Cairo embarked on deep reforms including floating its currency in a bid to increase investments including attracting a $12bn loan from the International Monetary Fund (IMF). This could drive more funds into the country, which will help Egypt pay its more than $3.5bn in outstanding arrears to oil and gas operators.
Ghana is already moving toward driving more investments into the country with improved fiscal terms in its recently passed Petroleum industry bill.

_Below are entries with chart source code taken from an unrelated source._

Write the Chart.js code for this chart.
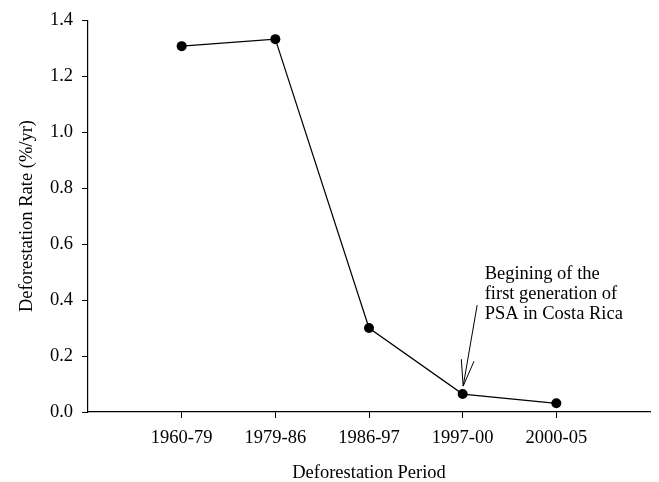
<!DOCTYPE html>
<html>
<head>
<meta charset="utf-8">
<script src="https://cdn.jsdelivr.net/npm/chart.js@4.4.0/dist/chart.umd.min.js"></script>
<style>
  body { margin: 0; background: #fff; }
  #wrap { width: 659px; height: 482px; }
</style>
</head>
<body>
<div id="wrap"><canvas id="rate"></canvas></div>
<script>
const periods = ['1960-79', '1979-86', '1986-97', '1997-00', '2000-05']
const rates = [1.307, 1.332, 0.300, 0.064, 0.031]
const noteLines = ['Begining of the', 'first generation of', 'PSA in Costa Rica']
const noteIndex = 3

const serif = 'Liberation Serif, Times New Roman, serif'

// draws the text note and the open arrow pointing at the 1997-00 point
const notePlugin = {
    id: 'note',
    afterDatasetsDraw(chart) {
        const ctx = chart.ctx
        const px = chart.scales.x.getPixelForValue(noteIndex + 1)
        const py = chart.scales.y.getPixelForValue(rates[noteIndex])
        const tipX = px + 0.5, tipY = py - 8
        const tailX = tipX + 14, tailY = tipY - 81
        const ang = Math.atan2(tailY - tipY, tailX - tipX)
        const head = 27, spread = 0.24
        ctx.save()
        ctx.strokeStyle = '#000'
        ctx.lineWidth = 1
        ctx.beginPath()
        ctx.moveTo(tailX, tailY)
        ctx.lineTo(tipX, tipY)
        ctx.moveTo(tipX + head * Math.cos(ang - spread), tipY + head * Math.sin(ang - spread))
        ctx.lineTo(tipX, tipY)
        ctx.lineTo(tipX + head * Math.cos(ang + spread), tipY + head * Math.sin(ang + spread))
        ctx.stroke()
        ctx.fillStyle = '#000'
        ctx.font = '18.5px ' + serif
        ctx.textBaseline = 'alphabetic'
        ctx.textAlign = 'left'
        noteLines.forEach((t, i) => {
            ctx.fillText(t, px + 22, py - 115 + i * 20)
        })
        ctx.restore()
    }
}

const ctx = document.getElementById('rate').getContext('2d')
const myChart = new Chart(ctx, {
    type: 'line',
    data: {
        datasets: [{
            data: periods.map((p, i) => ({ x: i + 1, y: rates[i] })),
            borderColor: '#000',
            borderWidth: 1.2,
            pointRadius: 5,
            pointBackgroundColor: '#000',
            pointBorderColor: '#000',
            pointBorderWidth: 0,
            tension: 0
        }]
    },
    options: {
        responsive: true,
        maintainAspectRatio: false,
        animation: false,
        layout: { padding: { top: 17, right: 9, left: 0, bottom: 0 } },
        plugins: { legend: { display: false }, tooltip: { enabled: false } },
        scales: {
            x: {
                type: 'linear',
                min: 0,
                max: 6,
                afterBuildTicks: scale => {
                    scale.ticks = periods.map((p, i) => ({ value: i + 1 }))
                },
                afterFit: scale => { scale.height = 70 },
                grid: { drawOnChartArea: false, color: '#000', tickLength: 6, lineWidth: 1 },
                border: { color: '#000', width: 1.2 },
                ticks: {
                    color: '#000',
                    padding: 9,
                    maxRotation: 0,
                    font: { family: serif, size: 18.5 },
                    callback: v => periods[v - 1]
                },
                title: {
                    display: true,
                    text: 'Deforestation Period',
                    color: '#000',
                    font: { family: serif, size: 18.5, lineHeight: 1 },
                    padding: { top: 0, bottom: 0 }
                }
            },
            y: {
                min: 0,
                max: 1.4,
                afterFit: scale => { scale.width = 88 },
                grid: { drawOnChartArea: false, color: '#000', tickLength: 6, lineWidth: 1 },
                border: { color: '#000', width: 1.2 },
                ticks: {
                    stepSize: 0.2,
                    color: '#000',
                    padding: 9,
                    font: { family: serif, size: 18.5 },
                    callback: v => v.toFixed(1)
                },
                title: {
                    display: true,
                    text: 'Deforestation Rate (%/yr)',
                    color: '#000',
                    font: { family: serif, size: 18.5 },
                    padding: { top: 16, bottom: 0 }
                }
            }
        }
    },
    plugins: [notePlugin]
})
</script>
</body>
</html>
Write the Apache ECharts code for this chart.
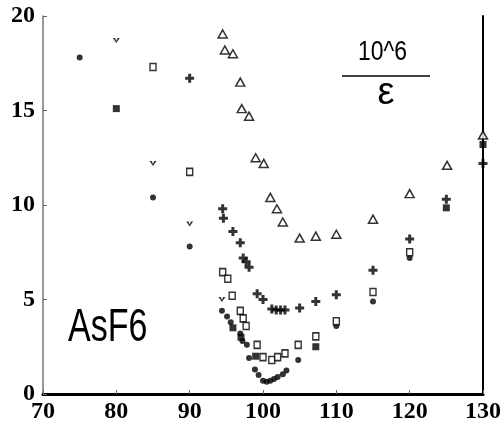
<!DOCTYPE html>
<html>
<head>
<meta charset="utf-8">
<script src="https://cdn.jsdelivr.net/npm/echarts@6/dist/echarts.min.js"></script>
<style>
html,body{margin:0;padding:0;background:#fff;}
#chart{width:504px;height:428px;}
</style>
</head>
<body>
<div id="chart"></div>
<script>
// ---- data (x, 10^6/epsilon) ----
var xTicks = [70, 80, 90, 100, 110, 120, 130];
var yTicks = [0, 5, 10, 15, 20];

var triangles = [[94.5,19.05],[94.8,18.2],[95.9,18.0],[96.9,16.5],[97.1,15.1],[98.1,14.7],[99.0,12.5],[100.1,12.2],[101.0,10.4],[101.9,9.8],[102.7,9.1],[105.0,8.25],[107.2,8.35],[110.0,8.45],[115.0,9.25],[120.0,10.6],[125.1,12.1],[130.0,13.7]];
var pluses = [[90,16.7],[94.5,9.8],[94.6,9.3],[95.9,8.6],[96.9,8.0],[97.3,7.2],[97.7,7.0],[98.1,6.7],[99.2,5.3],[100,5.0],[101.2,4.5],[101.8,4.45],[102.4,4.45],[103,4.45],[105,4.55],[107.2,4.9],[110,5.25],[115,6.55],[120,8.2],[125,10.3],[130,12.2]];
var openSquares = [[85,17.3],[90,11.75],[94.5,6.45],[95.2,6.1],[95.8,5.2],[96.9,4.4],[97.3,4.0],[97.7,3.6],[99.2,2.6],[100,1.95],[101.2,1.8],[102,1.95],[103,2.15],[104.8,2.6],[107.2,3.05],[110,3.85],[115,5.4],[120,7.5]];
var vMarks = [[80,18.7],[85,12.2],[90,9.0],[94.4,5.0]];
var filledCircles = [[75,17.8],[85,10.4],[90,7.8],[94.4,4.4],[95.1,4.1],[95.6,3.8],[96.9,3.2],[97.2,2.8],[97.8,2.6],[98.1,1.9],[98.9,1.3],[99.4,1.0],[100,0.7],[100.5,0.65],[101,0.7],[101.5,0.8],[102,0.9],[102.7,1.05],[103.2,1.25],[104.8,1.8],[110,3.6],[115,4.9],[120,7.2]];
var filledSquares = [[80,15.1],[95.9,3.5],[97,3.0],[99,2.0],[107.2,2.5],[125,9.85],[130,13.2]];

var chart = echarts.init(document.getElementById('chart'), null, {renderer:'canvas'});

var labelFont = {fontFamily:'Liberation Serif', fontWeight:'bold', fontSize:24, color:'#000'};

var option = {
  animation:false,
  backgroundColor:'#fff',
  grid:{left:43, top:16, right:21, bottom:34, containLabel:false},
  xAxis:[{
    type:'value', min:70, max:130, interval:10, position:'bottom',
    axisLine:{show:true, onZero:false, lineStyle:{color:'#000', width:3}},
    axisTick:{show:true, inside:true, length:4, lineStyle:{color:'#666', width:1}},
    axisLabel:Object.assign({margin:6, formatter:function(v){return xTicks.indexOf(v)>=0? String(v):'';}}, labelFont),
    splitLine:{show:false}
  },{
    type:'value', min:70, max:130, position:'top',
    axisLine:{show:true, lineStyle:{color:'#000', width:2}},
    axisTick:{show:false}, axisLabel:{show:false}, splitLine:{show:false}
  }],
  yAxis:[{
    type:'value', min:0, max:20, interval:5, position:'left',
    axisLine:{show:true, onZero:false, lineStyle:{color:'#777', width:1.5}},
    axisTick:{show:true, inside:true, length:4, lineStyle:{color:'#666', width:1}},
    axisLabel:Object.assign({margin:8, formatter:function(v){return yTicks.indexOf(v)>=0? String(v):'';}}, labelFont),
    splitLine:{show:false}
  },{
    type:'value', min:0, max:20, position:'right',
    axisLine:{show:true, lineStyle:{color:'#000', width:2}},
    axisTick:{show:false}, axisLabel:{show:false}, splitLine:{show:false}
  }],
  series:[
    {type:'scatter', data:filledCircles, symbol:'circle', symbolSize:6, itemStyle:{color:'#000'}},
    {type:'scatter', data:filledSquares, symbol:'rect', symbolSize:7, itemStyle:{color:'#000'}},
    {type:'scatter', data:vMarks, symbol:'path://M0,0 L2,0 L3,3 L4,0 L6,0 L3,5 Z', symbolSize:[7,5], itemStyle:{color:'#000'}},
    {type:'scatter', data:pluses, symbol:'path://M2,0 H4 V2 H6 V4 H4 V6 H2 V4 H0 V2 H2 Z', symbolSize:9, itemStyle:{color:'#000'}},
    {type:'scatter', data:openSquares, symbol:'rect', symbolSize:[6,7], itemStyle:{color:'#fff', borderColor:'#000', borderWidth:1.5}},
    {type:'scatter', data:triangles, symbol:'triangle', symbolSize:[9,8], itemStyle:{color:'#fff', borderColor:'#000', borderWidth:1.5}}
  ],
  graphic:[
    {type:'text', x:358, y:52, scaleX:0.82, style:{text:'10^6', font:"28px 'Liberation Sans', Arial", fill:'#000', align:'left', verticalAlign:'middle'}},
    {type:'line', shape:{x1:342, y1:76, x2:430, y2:76}, style:{stroke:'#000', lineWidth:1.5}},
    {type:'text', x:386, y:94, style:{text:'ε', font:"38px 'Liberation Sans', Arial", fill:'#000', align:'center', verticalAlign:'middle'}},
    {type:'text', x:68, y:328, scaleX:0.74, style:{text:'AsF6', font:"46px 'Liberation Sans', Arial", fill:'#000', align:'left', verticalAlign:'middle'}}
  ]
};
chart.setOption(option);
</script>
</body>
</html>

Nigeria and other African countries need to open up the space for more investments.
Nigeria’s Petroleum Industry Bill is plagued by disagreement over a 10 percent host community provision and imposition of 50 percent and 25 percent hydrocarbon tax on upstream operators who already pay Companies Income tax at 30 percent and Education tax at 2 percent.
Under the existing fiscal regime, production sharing contracts for companies operating offshore water depth of 201m – 500m, with a sales volume of 1,000,000 barrels at official selling between $45/$75per barrel pay 12 per cent royalty after deducting cost of production at $30, give Federal government a 35 per cent share of profit while IOC’s keep 65per cent. The Federal government wants to tweak this arrangement but the IOCs have opposed it.
“The company assumes all pre-production risks in the contract area since it can only recover its costs if there is adequate commercial discovery and production of crude oil in a quantity sufficient enough to pay for such costs. If the production achieved is insufficient to cover the costs the company shall bear its losses,” said John Adidi, a chartered accountant, on the reason such a deal was agreed in the first place.
Non resolution of these issues poses stiff challenge in a sector upstream operators have been cutting capital and exploratory budgets year on year to meet tough operating environment.
The decision of Nigeria’s Federal government to settle its debt to International Oil Companies will go a long way to boost confidence in the sector. IOCs have long accused the NNPC of an imperial attitude towards them and a settlement may further deepen investments in deepwater basins.